**PROBLEM REQUIREMENTS:** Copy the lines of the data below exactly, starting at the first and stopping after the line that contains "plt.rcParams['font.family'] = ['Liberation"; include no pictures.

:: DATA SHOWN ::

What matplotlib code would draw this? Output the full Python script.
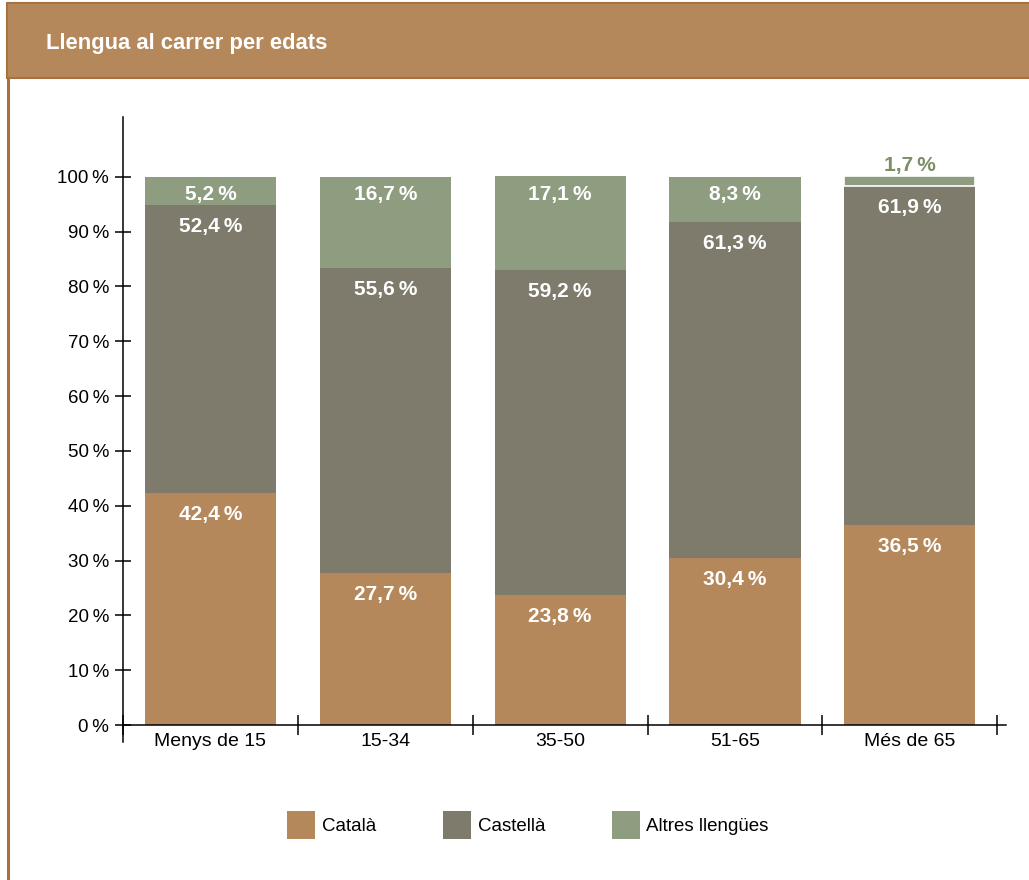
import numpy as np
import matplotlib.pyplot as plt
from matplotlib.patches import Rectangle, Patch
from matplotlib.lines import Line2D

plt.rcParams['font.family'] = ['Liberation Sans', 'DejaVu Sans']

# Language spoken in the street, by age group (%)
ages = ["Menys de 15", "15-34", "35-50", "51-65", "Més de 65"]
catala = [42.4, 27.7, 23.8, 30.4, 36.5]
castella = [52.4, 55.6, 59.2, 61.3, 61.9]
altres = [5.2, 16.7, 17.1, 8.3, 1.7]

series_names = ["Català", "Castellà", "Altres llengües"]
colors = ["#b5885b", "#7e7b6c", "#8e9c80"]

W, H = 1029, 880
fig = plt.figure(figsize=(W / 100, H / 100), dpi=100)

# header band and left frame line
brown = "#b5885b"
edge = "#a8723f"
fig.patches.append(Rectangle((7 / W, 1 - 78 / H), 1.0, 75 / H, transform=fig.transFigure,
                             facecolor=brown, edgecolor=edge, linewidth=1.5, zorder=0))
fig.lines.append(Line2D([7.5 / W, 7.5 / W], [0, 1 - 78 / H], transform=fig.transFigure,
                        color=edge, linewidth=2.2))
fig.text(46 / W, 1 - 43 / H, "Llengua al carrer per edats", color="white",
         fontsize=15.8, fontweight="bold", va="center", ha="left")

ax = fig.add_axes([123 / W, 138 / H, (1006 - 123) / W, (742 - 117) / H])
x = np.arange(len(ages))
width = 0.75

cat = np.array(catala)
cas = np.array(castella)
alt = np.array(altres)
ax.bar(x, cat, width, color=colors[0], linewidth=0)
ax.bar(x, cas, width, bottom=cat, color=colors[1], linewidth=0)
bars_alt = ax.bar(x, alt, width, bottom=cat + cas, color=colors[2], linewidth=0)
# thin white separation on the tiny top segment
bars_alt[-1].set_edgecolor("white")
bars_alt[-1].set_linewidth(1.2)

# value labels just below the top of each segment
for i in range(len(ages)):
    tops = [cat[i], cat[i] + cas[i], cat[i] + cas[i] + alt[i]]
    vals = [cat[i], cas[i], alt[i]]
    for j, (t, v) in enumerate(zip(tops, vals)):
        txt = f"{v:.1f}".replace(".", ",") + "\u2009%"
        if v < 3:
            ax.annotate(txt, (x[i], t), xytext=(0, 8), textcoords="offset points",
                        ha="center", va="center", color="#7a8f66",
                        fontsize=15, fontweight="bold")
        else:
            off = -13 if j == 2 else -15.5
            ax.annotate(txt, (x[i], t), xytext=(0, off), textcoords="offset points",
                        ha="center", va="center", color="white",
                        fontsize=15, fontweight="bold")

ax.set_xlim(-0.5, 4.55)
ax.set_ylim(-3.1, 110.9)

for s in ["top", "right"]:
    ax.spines[s].set_visible(False)
ax.spines["bottom"].set_position(("data", 0))
ax.spines["left"].set_linewidth(1.1)
ax.spines["bottom"].set_linewidth(1.1)

yt = np.arange(0, 101, 10)
ax.set_yticks(yt)
ax.set_yticklabels([f"{v}\u2009%" for v in yt])
ax.tick_params(axis="y", direction="inout", length=12, width=1.1, labelsize=13.5, pad=4)

ax.set_xticks(x)
ax.set_xticklabels(ages)
ax.tick_params(axis="x", which="major", length=0, labelsize=14, pad=6)
ax.set_xticks(np.arange(-0.5, 4.6, 1.0), minor=True)
ax.tick_params(axis="x", which="minor", direction="inout", length=14.5, width=1.1)

handles = [Patch(facecolor=c, edgecolor="none") for c in colors]
fig.legend(handles, series_names, loc="center", bbox_to_anchor=(528 / W, 1 - 825 / H),
           ncol=3, frameon=False, fontsize=13.5, handlelength=1.5, handleheight=2.0,
           handletextpad=0.35, columnspacing=3.55)

fig.savefig("out.png", dpi=100)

:::

**TASK RESPONSE:**
What matplotlib code would draw this? Output the full Python script.
import numpy as np
import matplotlib.pyplot as plt
from matplotlib.patches import Rectangle, Patch
from matplotlib.lines import Line2D

plt.rcParams['font.family'] = ['Liberation Sans', 'DejaVu Sans']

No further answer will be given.